* Begin *

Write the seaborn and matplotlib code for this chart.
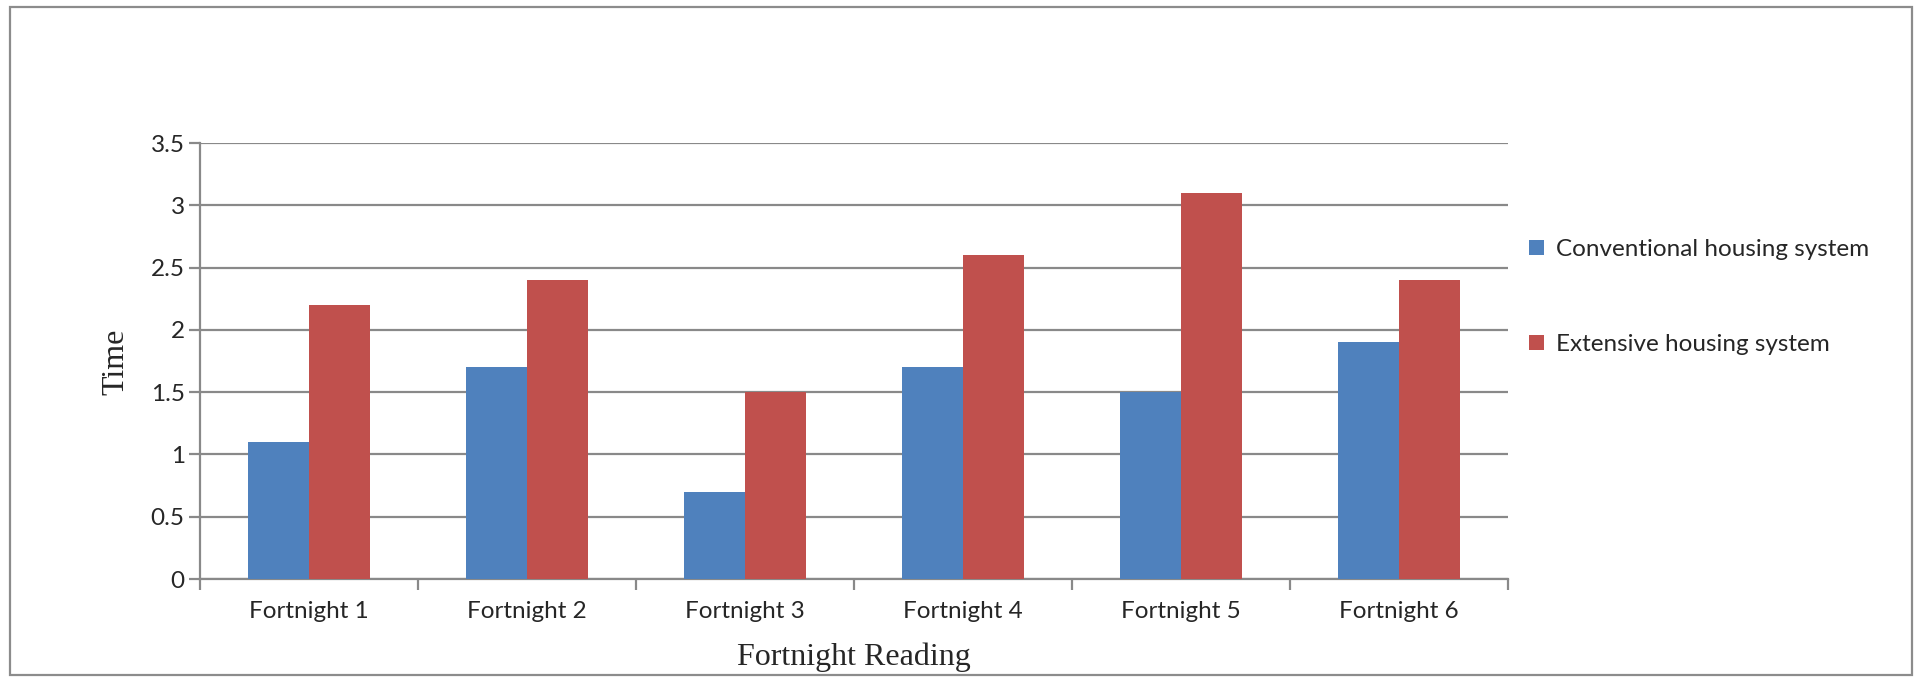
import matplotlib
matplotlib.use("Agg")
import matplotlib.pyplot as plt
from matplotlib.patches import Rectangle, Patch
import seaborn as sns
import pandas as pd

categories = ["Fortnight 1", "Fortnight 2", "Fortnight 3", "Fortnight 4", "Fortnight 5", "Fortnight 6"]
series_names = ["Conventional housing system", "Extensive housing system"]
conventional = [1.1, 1.7, 0.7, 1.7, 1.5, 1.9]
extensive = [2.2, 2.4, 1.5, 2.6, 3.1, 2.4]
y_ticks = [0, 0.5, 1, 1.5, 2, 2.5, 3, 3.5]
y_tick_labels = ["0", "0.5", "1", "1.5", "2", "2.5", "3", "3.5"]
colors = ["#4F81BD", "#C0504D"]

df = pd.DataFrame({
    "Fortnight": categories * 2,
    "System": [series_names[0]] * len(categories) + [series_names[1]] * len(categories),
    "Time": conventional + extensive,
})

sns.set_theme(style="white")
plt.rcParams["font.family"] = ["Lato", "DejaVu Sans"]

W, H = 1922, 678
fig = plt.figure(figsize=(W / 100, H / 100), dpi=100)
ax = fig.add_axes([200 / W, 1 - 579 / H, (1508 - 200) / W, (579 - 143) / H])

sns.barplot(data=df, x="Fortnight", y="Time", hue="System", order=categories,
            hue_order=series_names, palette=colors, width=0.56, saturation=1,
            linewidth=0, ax=ax, legend=False, zorder=3)

grid_c = "#898989"
tick_fs = 17.5
ax.set_ylim(0, 3.5)
ax.set_xlim(-0.5, len(categories) - 0.5)
ax.set_yticks(y_ticks)
ax.set_yticklabels(y_tick_labels, fontsize=tick_fs)
ax.yaxis.grid(True, color=grid_c, linewidth=1.6, zorder=0)
ax.set_axisbelow(True)

# category ticks sit on the boundaries between groups
ax.set_xticks(range(len(categories)))
ax.set_xticklabels(categories, fontsize=tick_fs)
ax.tick_params(axis="x", which="major", length=0, pad=16)
ax.set_xticks([i - 0.5 for i in range(len(categories) + 1)], minor=True)
ax.tick_params(axis="x", which="minor", length=8, width=1.6, color=grid_c, direction="out", bottom=True)
ax.tick_params(axis="y", length=8, width=1.6, color=grid_c, direction="out", left=True, pad=3)

for side in ["top", "right"]:
    ax.spines[side].set_visible(False)
for side in ["left", "bottom"]:
    ax.spines[side].set_color(grid_c)
    ax.spines[side].set_linewidth(1.6)

serif = ["Liberation Serif", "DejaVu Serif"]
ax.set_xlabel("")
ax.set_ylabel("")
fig.text(854 / W, 1 - 657 / H, "Fortnight Reading", ha="center", va="center",
         fontsize=23, family=serif)
fig.text(116 / W, 1 - 362 / H, "Time", ha="center", va="center", rotation=90,
         fontsize=23, family=serif)

handles = [Patch(facecolor=c, edgecolor="none") for c in colors]
fig.legend(handles, series_names, loc="center left", bbox_to_anchor=(1529 / W, 1 - 297 / H),
           frameon=False, fontsize=tick_fs, handlelength=0.62, handleheight=0.62,
           handletextpad=0.5, labelspacing=3.05, borderpad=0, borderaxespad=0)

# outer chart border
fig.add_artist(Rectangle((10 / W, 1 - 675 / H), (1912 - 10) / W, (675 - 7) / H,
                         transform=fig.transFigure, fill=False,
                         edgecolor="#8c8c8c", linewidth=1.6))

fig.savefig("out.png", dpi=100)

* End *

* _SHORT TASK_: Starting at the top of the listing above, reproduce each line up to and including the one with "import pandas as pd"; omit the pictures.

* _SOLUTION FOR THIS EXERCISE_:
Write the seaborn and matplotlib code for this chart.
import matplotlib
matplotlib.use("Agg")
import matplotlib.pyplot as plt
from matplotlib.patches import Rectangle, Patch
import seaborn as sns
import pandas as pd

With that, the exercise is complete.